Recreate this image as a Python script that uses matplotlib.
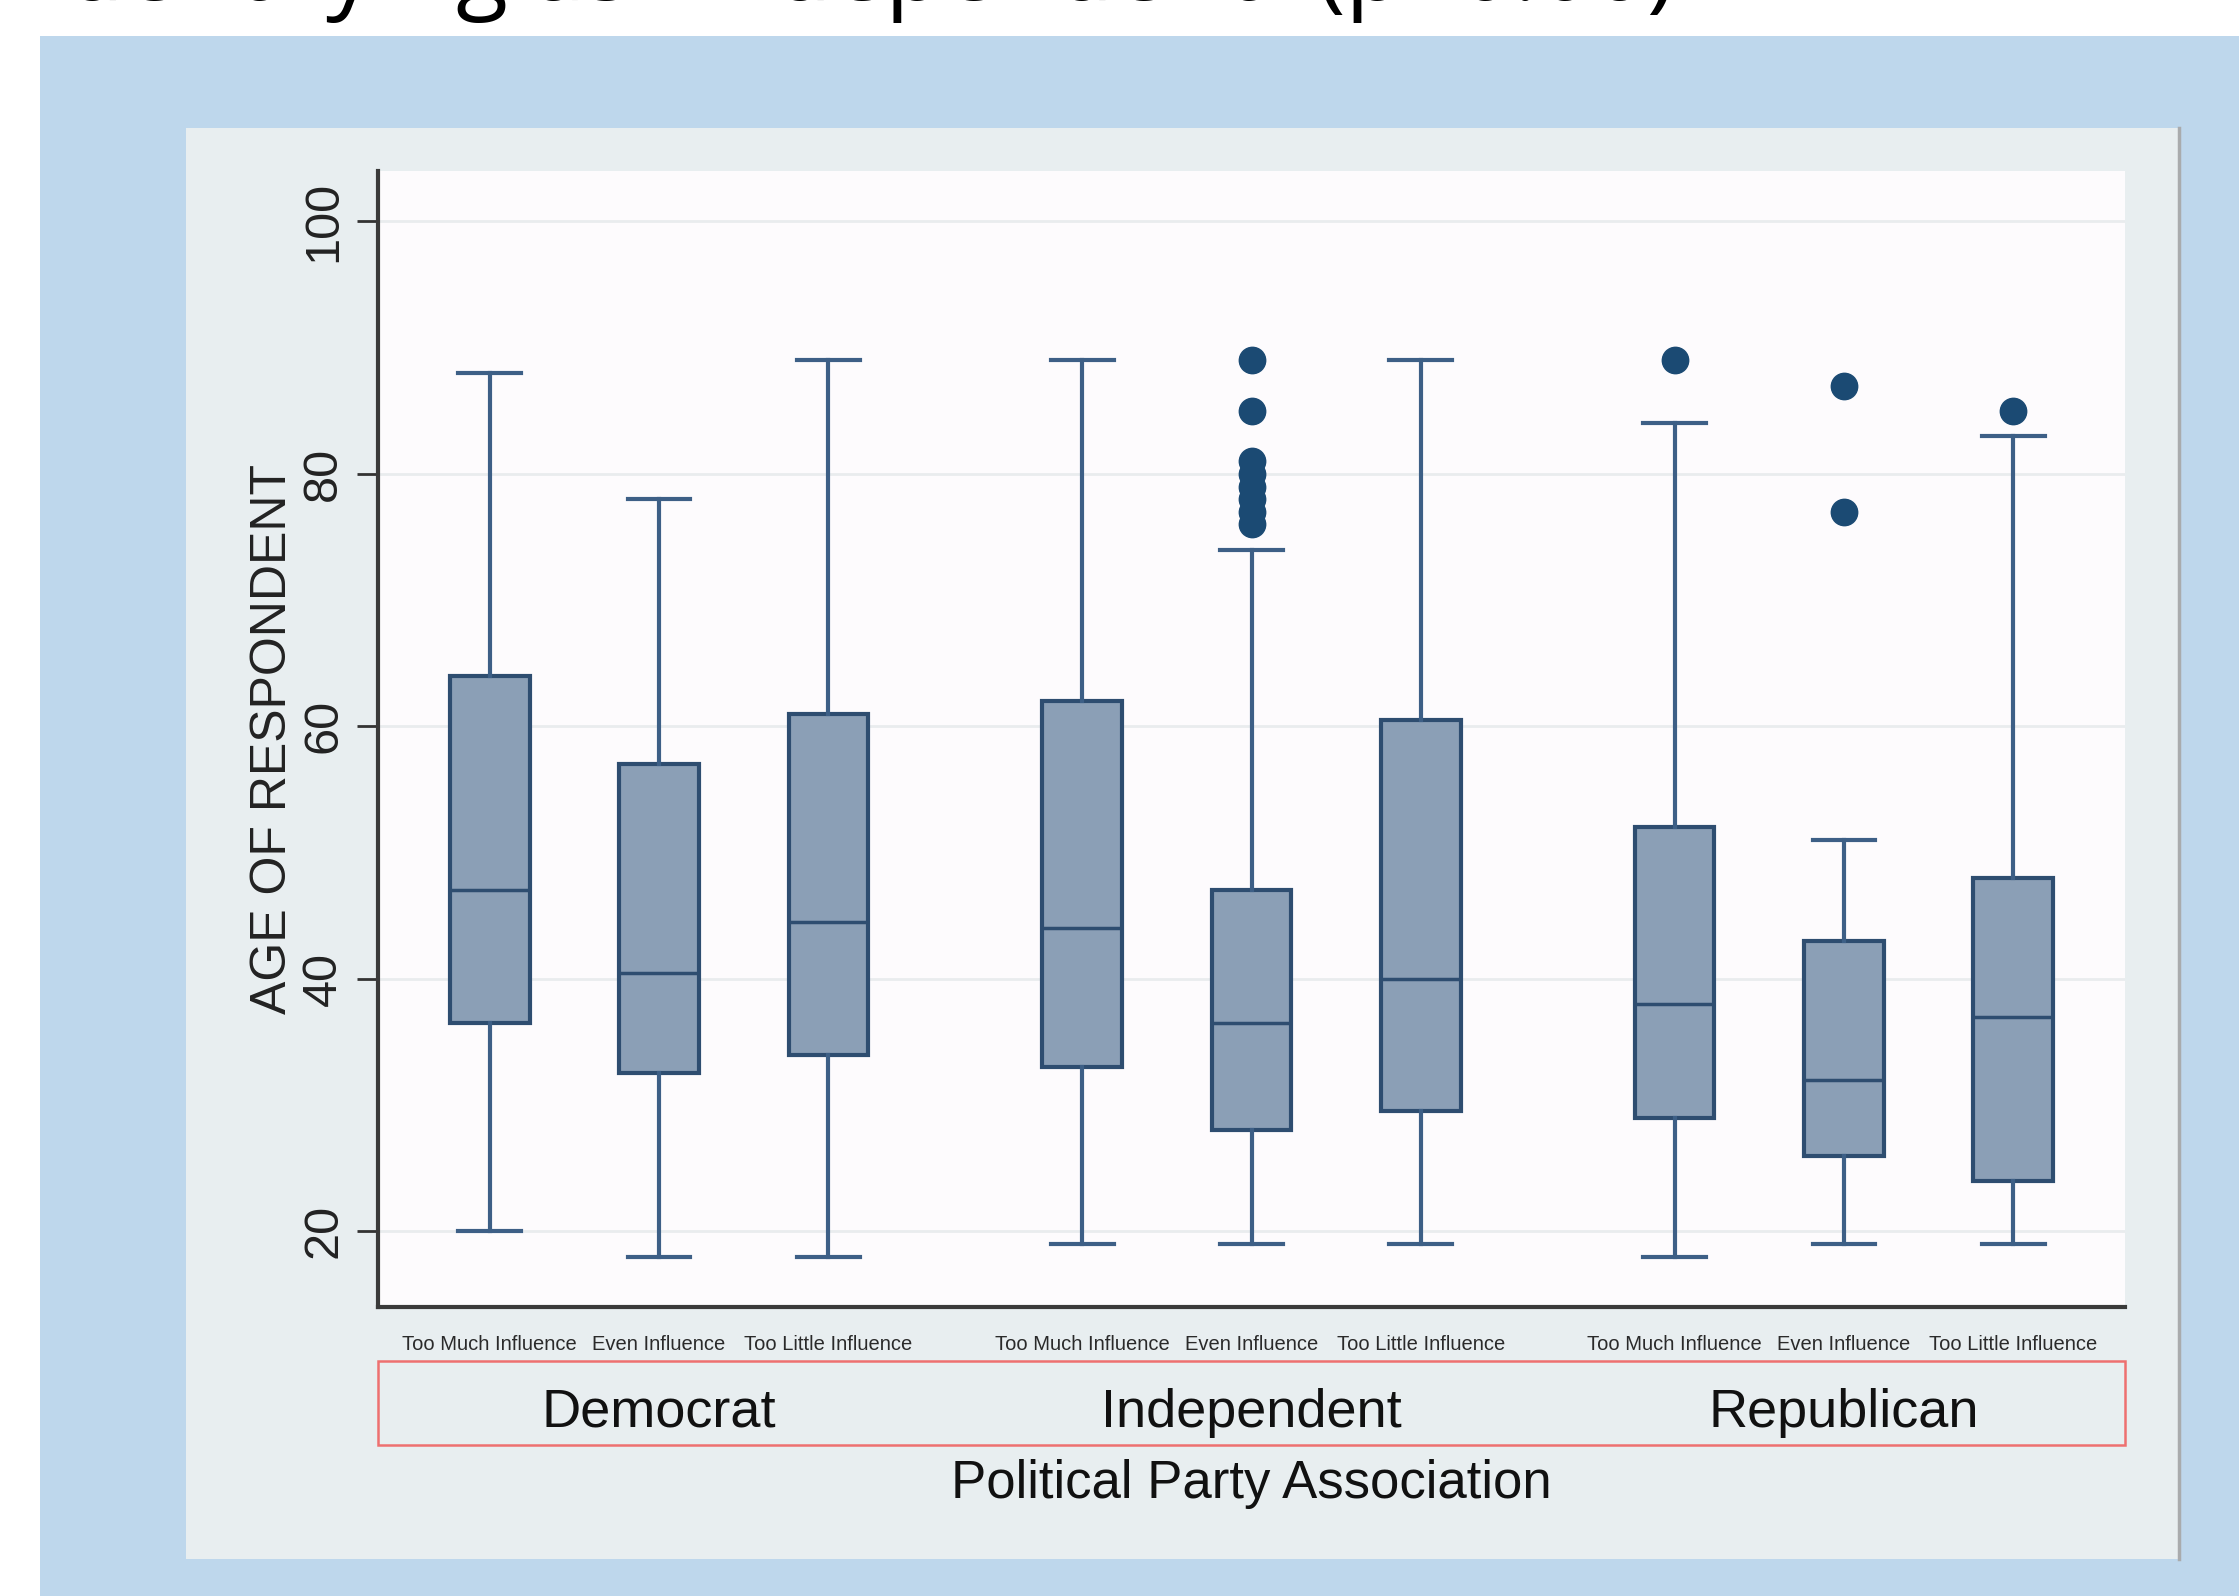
import matplotlib
matplotlib.use("Agg")
import matplotlib.pyplot as plt
from matplotlib.patches import Rectangle
from matplotlib.lines import Line2D

# ---------------- data ----------------
parties = ["Democrat", "Independent", "Republican"]
influence = ["Too Much Influence", "Even Influence", "Too Little Influence"]

whislo = [20, 18, 18, 19, 19, 19, 18, 19, 19]
q1 = [36.5, 32.5, 34, 33, 28, 29.5, 29, 26, 24]
med = [47, 40.5, 44.5, 44, 36.5, 40, 38, 32, 37]
q3 = [64, 57, 61, 62, 47, 60.5, 52, 43, 48]
whishi = [88, 78, 89, 89, 74, 89, 84, 51, 83]
fliers = [[], [], [], [], [89, 85, 81, 80, 79, 78, 77, 76], [], [89], [87, 77], [85]]

yticks = [20, 40, 60, 80, 100]
title_text = "identifying as \u201cIndependent\u201d (p=0.00)"
ylabel_text = "AGE OF RESPONDENT"
xlabel_text = "Political Party Association"

# ---------------- layout ----------------
W, H = 2239, 1596
fig = plt.figure(figsize=(W / 100, H / 100), dpi=100)
fig.patch.set_facecolor("white")

def fx(px):
    return px / W

def fy(py):
    return 1 - py / H

# slide blue panel
fig.patches.append(Rectangle((fx(40), 0), 1 - fx(40), fy(36), transform=fig.transFigure,
                             facecolor="#bed7ec", edgecolor="none", zorder=-3))
# gray chart panel
fig.patches.append(Rectangle((fx(186), fy(1559)), fx(2179) - fx(186), fy(128) - fy(1559),
                             transform=fig.transFigure, facecolor="#e8eef0",
                             edgecolor="none", zorder=-2))
fig.lines.append(Line2D([fx(2179), fx(2179)], [fy(1559), fy(128)], transform=fig.transFigure,
                        color="#a9abad", lw=2.5, zorder=-1))

# title (cut off at the top, as in the slide screenshot)
t = fig.text(fx(42), fy(0), title_text, fontsize=50, family=["Open Sans", "DejaVu Sans"],
             color="black", ha="left", va="baseline")
fig.canvas.draw()
bb = t.get_window_extent()
t.set_fontsize(50 * 1635 / bb.width)

ax = fig.add_axes([fx(378), fy(1307), fx(2125) - fx(378), fy(171) - fy(1307)])
ax.set_zorder(5)
ax.set_facecolor("#fdfbfd")

positions = []
for g in range(len(parties)):
    for i in range(len(influence)):
        positions.append(1 + g * 3.5 + i)

stats = []
for k in range(len(positions)):
    stats.append(dict(whislo=whislo[k], q1=q1[k], med=med[k], q3=q3[k],
                      whishi=whishi[k], fliers=fliers[k]))

edge = "#2e4d70"
ax.bxp(stats, positions=positions, widths=0.47, patch_artist=True, showfliers=True,
       boxprops=dict(facecolor="#8b9fb6", edgecolor=edge, linewidth=3),
       medianprops=dict(color=edge, linewidth=2.5),
       whiskerprops=dict(color="#3d5f86", linewidth=3),
       capprops=dict(color="#3d5f86", linewidth=3),
       capwidths=0.37,
       flierprops=dict(marker="o", markerfacecolor="#1b4a73", markeredgecolor="#1b4a73",
                       markersize=19),
       zorder=3)

ax.set_xlim(0.34, 10.66)
ax.set_ylim(14, 104)
ax.set_yticks(yticks)
ax.set_yticklabels([str(v) for v in yticks], rotation=90, va="center",
                   fontsize=35, family=["Liberation Sans", "DejaVu Sans"], color="#222222")
ax.tick_params(axis="y", length=15, width=2, color="#333333", pad=8)
ax.grid(axis="y", color="#e9ecee", lw=2)
ax.set_axisbelow(True)

ax.set_xticks(positions)
ax.set_xticklabels(influence * len(parties), fontsize=14.5,
                   family=["Liberation Sans", "DejaVu Sans"], color="#2a2a2a")
ax.tick_params(axis="x", length=0, pad=20)

for s in ["top", "right"]:
    ax.spines[s].set_visible(False)
for s in ["left", "bottom"]:
    ax.spines[s].set_color("#3a3a3a")
    ax.spines[s].set_linewidth(3)

ax.set_ylabel(ylabel_text, fontsize=36, family=["Liberation Sans", "DejaVu Sans"],
              color="#222222", labelpad=4)

# group strip with red border
ax.add_patch(Rectangle((0, -0.1215), 1, 0.074, transform=ax.transAxes, facecolor="none",
                       edgecolor="#ee7070", lw=1.8, clip_on=False))
for g, p in enumerate(parties):
    xc = sum(positions[g * 3:(g + 1) * 3]) / 3
    ax.text(xc, -0.093, p, transform=ax.get_xaxis_transform(), ha="center", va="center",
            fontsize=39, family=["Liberation Sans", "DejaVu Sans"], color="#111111")
ax.text(0.5, -0.156, xlabel_text, transform=ax.transAxes, ha="center", va="center",
        fontsize=38, family=["Liberation Sans", "DejaVu Sans"], color="#111111")

fig.savefig("out.png", dpi=100)
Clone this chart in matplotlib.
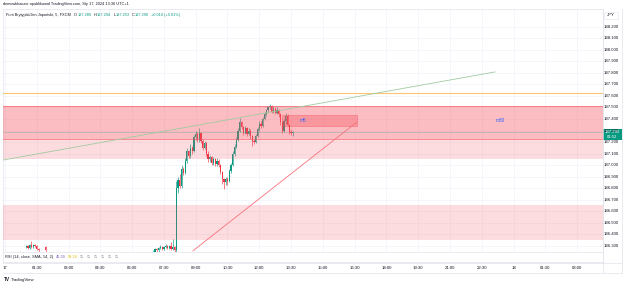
import matplotlib
matplotlib.use("Agg")
import matplotlib.pyplot as plt
from matplotlib.patches import Rectangle
from matplotlib.lines import Line2D
from matplotlib.transforms import blended_transform_factory as btf

plt.rcParams["font.family"] = ["Liberation Sans", "DejaVu Sans"]

# ---------------- data ----------------
night_start = "01:00"
night_open  = [186.29, 186.30, 186.28, 186.31, 186.29, 186.31, 186.30, 186.27, 186.24, 186.22, 186.21, 186.29]
night_high  = [186.31, 186.31, 186.32, 186.34, 186.32, 186.32, 186.31, 186.28, 186.25, 186.23, 186.23, 186.30]
night_low   = [186.28, 186.27, 186.27, 186.28, 186.28, 186.29, 186.26, 186.25, 186.21, 186.20, 186.20, 186.25]
night_close = [186.30, 186.28, 186.31, 186.29, 186.31, 186.30, 186.27, 186.26, 186.22, 186.21, 186.22, 186.26]

day_start = "07:00"
day_open = [186.24, 186.25, 186.27, 186.26, 186.28, 186.29, 186.27, 186.29, 186.30, 186.28, 186.30, 186.27, 186.29,
            186.26, 186.80, 186.87, 186.82, 186.97, 186.93, 187.04, 187.12, 187.08, 187.15,
            187.12, 187.24, 187.27, 187.22, 187.28, 187.21, 187.15, 187.19, 187.10, 187.05,
            187.07, 187.02, 187.05, 187.01, 187.04, 187.00, 186.94, 186.88, 186.85, 186.88,
            186.86, 186.95, 187.00, 187.10, 187.16, 187.22, 187.30, 187.37, 187.33, 187.28,
            187.32, 187.27, 187.30, 187.25, 187.21, 187.20, 187.25, 187.31, 187.36, 187.34,
            187.40, 187.44, 187.48, 187.50, 187.51, 187.46, 187.49, 187.45, 187.48, 187.44,
            187.37, 187.30, 187.38, 187.43, 187.35, 187.29, 187.280]
day_high = [186.26, 186.28, 186.28, 186.29, 186.31, 186.30, 186.30, 186.32, 186.31, 186.31, 186.33, 186.36, 186.30,
            186.86, 186.90, 186.92, 187.00, 186.98, 187.06, 187.15, 187.13, 187.18, 187.17,
            187.26, 187.30, 187.29, 187.32, 187.29, 187.23, 187.21, 187.20, 187.12, 187.09,
            187.08, 187.07, 187.06, 187.06, 187.05, 187.01, 186.95, 186.89, 186.90, 186.90,
            186.97, 187.02, 187.12, 187.18, 187.24, 187.32, 187.41, 187.38, 187.34, 187.34,
            187.33, 187.32, 187.31, 187.26, 187.23, 187.27, 187.33, 187.38, 187.38, 187.42,
            187.46, 187.49, 187.51, 187.53, 187.52, 187.51, 187.50, 187.50, 187.49, 187.45,
            187.38, 187.40, 187.45, 187.44, 187.36, 187.31, 187.294]
day_low = [186.23, 186.24, 186.25, 186.25, 186.27, 186.26, 186.26, 186.28, 186.27, 186.27, 186.26, 186.26, 186.25,
           186.25, 186.76, 186.80, 186.80, 186.91, 186.92, 187.02, 187.06, 187.06, 187.10,
           187.11, 187.22, 187.20, 187.20, 187.19, 187.13, 187.14, 187.08, 187.03, 187.03,
           187.00, 187.00, 186.99, 186.99, 186.98, 186.92, 186.84, 186.79, 186.83, 186.83,
           186.85, 186.93, 186.99, 187.08, 187.15, 187.21, 187.29, 187.31, 187.26, 187.27,
           187.25, 187.26, 187.23, 187.17, 187.18, 187.19, 187.24, 187.30, 187.32, 187.33,
           187.39, 187.43, 187.46, 187.49, 187.45, 187.45, 187.44, 187.44, 187.42, 187.35,
           187.28, 187.29, 187.36, 187.34, 187.27, 187.26, 187.253]
day_close = [186.25, 186.27, 186.26, 186.28, 186.29, 186.27, 186.29, 186.30, 186.28, 186.30, 186.27, 186.29, 186.26,
             186.80, 186.87, 186.82, 186.97, 186.93, 187.04, 187.12, 187.08, 187.15, 187.12,
             187.24, 187.27, 187.22, 187.28, 187.21, 187.15, 187.19, 187.10, 187.05, 187.07,
             187.02, 187.05, 187.01, 187.04, 187.00, 186.94, 186.88, 186.85, 186.88, 186.86,
             186.95, 187.00, 187.10, 187.16, 187.22, 187.30, 187.37, 187.33, 187.28, 187.32,
             187.27, 187.30, 187.25, 187.21, 187.20, 187.25, 187.31, 187.36, 187.34, 187.40,
             187.44, 187.48, 187.50, 187.51, 187.46, 187.49, 187.45, 187.48, 187.44, 187.37,
             187.30, 187.38, 187.43, 187.35, 187.29, 187.28, 187.290]

price_ticks = ["188.200", "188.100", "188.000", "187.900", "187.800", "187.700", "187.600", "187.500",
               "187.400", "187.300", "187.200", "187.100", "187.000", "186.900", "186.800", "186.700",
               "186.600", "186.500", "186.400", "186.300"]
time_ticks = ["17", "01:30", "03:00", "04:30", "06:00", "07:30", "09:00", "10:30", "12:00", "13:30",
              "15:00", "16:30", "18:00", "19:30", "21:00", "22:30", "18", "01:30", "03:00"]
time_tick_hours = [0, 1.5, 3, 4.5, 6, 7.5, 9, 10.5, 12, 13.5, 15, 16.5, 18, 19.5, 21, 22.5, 24, 25.5, 27]

supply_zone = [187.225, 187.51]
supply_ext = [187.05, 187.225]
demand_zone = [186.35, 186.65]
orange_level = 187.623
m5_box = [13.07, 16.61, 187.343, 187.435]
green_trend = [(-0.094, 187.044), (23.12, 187.808)]
red_trend = [(8.87, 186.257), (16.61, 187.374)]
last_price = 187.290

# ---------------- layout ----------------
W, H = 625, 285
fig = plt.figure(figsize=(6.25, 2.85), dpi=100)
fig.patch.set_facecolor("white")
renderer = fig.canvas.get_renderer()
def fx(px): return px / W
def fy(py): return 1 - py / H

UP, DN = "#089981", "#F23645"
TXT = "#131722"
GRID = "#F0F3FA"
BORDER = "#E0E3EB"
FS = 2.8
AFS = 3.1   # axis label size

def seq_text(x0, y, parts):
    """Place text parts one after another (pixel coords)."""
    x = x0
    for s, col, g in parts:
        t = fig.text(fx(x), fy(y), s, fontsize=FS, color=col, va="center")
        bb = t.get_window_extent(renderer)
        x += bb.width + g

ax = fig.add_axes([fx(3), fy(252), (603 - 3) / W, (252 - 9) / H])
ax.set_xlim(-0.094, 28.22)
ax.set_ylim(186.2465, 188.354)
ax.set_xticks([]); ax.set_yticks([])
for s in ax.spines.values():
    s.set_color(BORDER); s.set_linewidth(0.5)

for t in time_tick_hours:
    ax.axvline(t, color=GRID, lw=0.5, zorder=0)
for p in price_ticks:
    ax.axhline(float(p), color=GRID, lw=0.5, zorder=0)

def hours(s):
    hh, mm = s.split(":")
    return int(hh) + int(mm) / 60

def candles(start, o, h, l, c):
    t0 = hours(start)
    for i in range(len(o)):
        t = t0 + i * 5 / 60
        col = UP if c[i] >= o[i] else DN
        ax.vlines(t, l[i], h[i], color=col, lw=0.45, zorder=2)
        ax.bar(t, max(abs(c[i] - o[i]), 0.004), bottom=min(o[i], c[i]), width=0.058,
               color=col, lw=0, zorder=3)

candles(night_start, night_open, night_high, night_low, night_close)
candles(day_start, day_open, day_high, day_low, day_close)

# zones
ZC = "#F7525F"
ax.axhspan(supply_ext[0], supply_ext[1], color=ZC, alpha=0.2, lw=0, zorder=4)
ax.axhspan(supply_zone[0], supply_zone[1], color=ZC, alpha=0.38, lw=0, zorder=4)
ax.axhline(supply_zone[0], color=ZC, lw=0.6, alpha=0.7, zorder=4)
ax.axhline(supply_zone[1], color=ZC, lw=0.6, alpha=0.7, zorder=4)
ax.axhspan(demand_zone[0], demand_zone[1], color=ZC, alpha=0.2, lw=0, zorder=4)
ax.axhline(orange_level, color="#FFB74D", lw=0.8, alpha=0.8, zorder=4)
ax.axhline(last_price, color="#089981", lw=0.5, alpha=0.3, zorder=4)

ax.add_patch(Rectangle((m5_box[0], m5_box[2]), m5_box[1] - m5_box[0], m5_box[3] - m5_box[2],
                       facecolor=ZC, alpha=0.35, edgecolor=DN, lw=0.6, zorder=5))
ax.plot([green_trend[0][0], green_trend[1][0]], [green_trend[0][1], green_trend[1][1]],
        color="#9FCB9F", lw=0.6, zorder=5)
ax.plot([red_trend[0][0], red_trend[1][0]], [red_trend[0][1], red_trend[1][1]],
        color="#F7727C", lw=0.6, zorder=5)
ax.text(14.06, 187.39, "m5", color="#2962FF", fontsize=3.4, ha="center", va="center", zorder=6)
ax.text(23.36, 187.39, "m30", color="#2962FF", fontsize=3.4, ha="center", va="center", zorder=6)

# price axis
ptr = btf(fig.transFigure, ax.transData)
for p in price_ticks:
    fig.text(fx(611.5), float(p), p, transform=ptr, fontsize=AFS, color=TXT, ha="center", va="center")
fig.add_artist(Rectangle((fx(603.5), fy(18.5)), 14 / W, 7 / H, transform=fig.transFigure,
                         facecolor="white", edgecolor=BORDER, lw=0.4))
fig.text(fx(610.5), fy(15), "JPY", fontsize=AFS, color=TXT, ha="center", va="center")
fig.add_artist(Rectangle((fx(603), fy(139.5)), 19 / W, 10.5 / H, transform=fig.transFigure,
                         facecolor=UP, edgecolor="none"))
fig.text(fx(612), fy(132), "187.290", fontsize=AFS, color="white", ha="center", va="center")
fig.text(fx(612), fy(136.9), "01:52", fontsize=AFS, color="white", ha="center", va="center")

# RSI pane
rsi = fig.add_axes([fx(3), fy(262), 600 / W, 10 / H])
rsi.set_xticks([]); rsi.set_yticks([])
for s in rsi.spines.values():
    s.set_color(BORDER); s.set_linewidth(0.5)
seq_text(5, 256.7, [("RSI (14, close, SMA, 14, 2)", TXT, 2.5), ("45.39", "#7E57C2", 2.5),
                    ("59.24", "#E0B800", 2.5)] + [("\u2205", "#787B86", 3.5)] * 6)

# time axis
ttr = btf(ax.transData, fig.transFigure)
for t, lab in zip(time_tick_hours, time_ticks):
    fig.text(t, fy(268), lab, transform=ttr, fontsize=AFS, color=TXT, ha="center", va="center")
for yy in [262.5, 273]:
    fig.add_artist(Line2D([fx(3), fx(622)], [fy(yy), fy(yy)], color=BORDER, lw=0.5))
fig.add_artist(Line2D([fx(603), fx(603)], [fy(9), fy(273)], color=BORDER, lw=0.5))
fig.add_artist(Line2D([fx(622), fx(622)], [fy(9), fy(273)], color=BORDER, lw=0.5))

# header
fig.text(fx(3), fy(4), "demowkkaczor opublikował TradingView.com, Sty 17, 2024 13:36 UTC+1",
         fontsize=FS, color=TXT, va="center")
seq_text(6.5, 15, [("Funt Brytyjski/Jen Japoński, 5, FXCM", TXT, 3.0),
                   ("O", TXT, 0.3), ("187.280", UP, 2.2),
                   ("H", TXT, 0.3), ("187.294", UP, 2.2),
                   ("L", TXT, 0.3), ("187.253", UP, 2.2),
                   ("C", TXT, 0.3), ("187.290", UP, 2.2),
                   ("+0.010 (+0.01%)", UP, 0)])

# footer logo
fig.text(fx(4), fy(279.5), "TV", fontsize=3.4, color=TXT, weight="bold", va="center")
fig.text(fx(11), fy(279.5), "TradingView", fontsize=3.2, color=TXT, va="center")

fig.savefig("out.png", dpi=100)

> WORK TO DO:
Which lines of the data above contain "chart"? Copy each one.

> COMPLETE OUTPUT:
# gray chart panel
Clone this chart in matplotlib.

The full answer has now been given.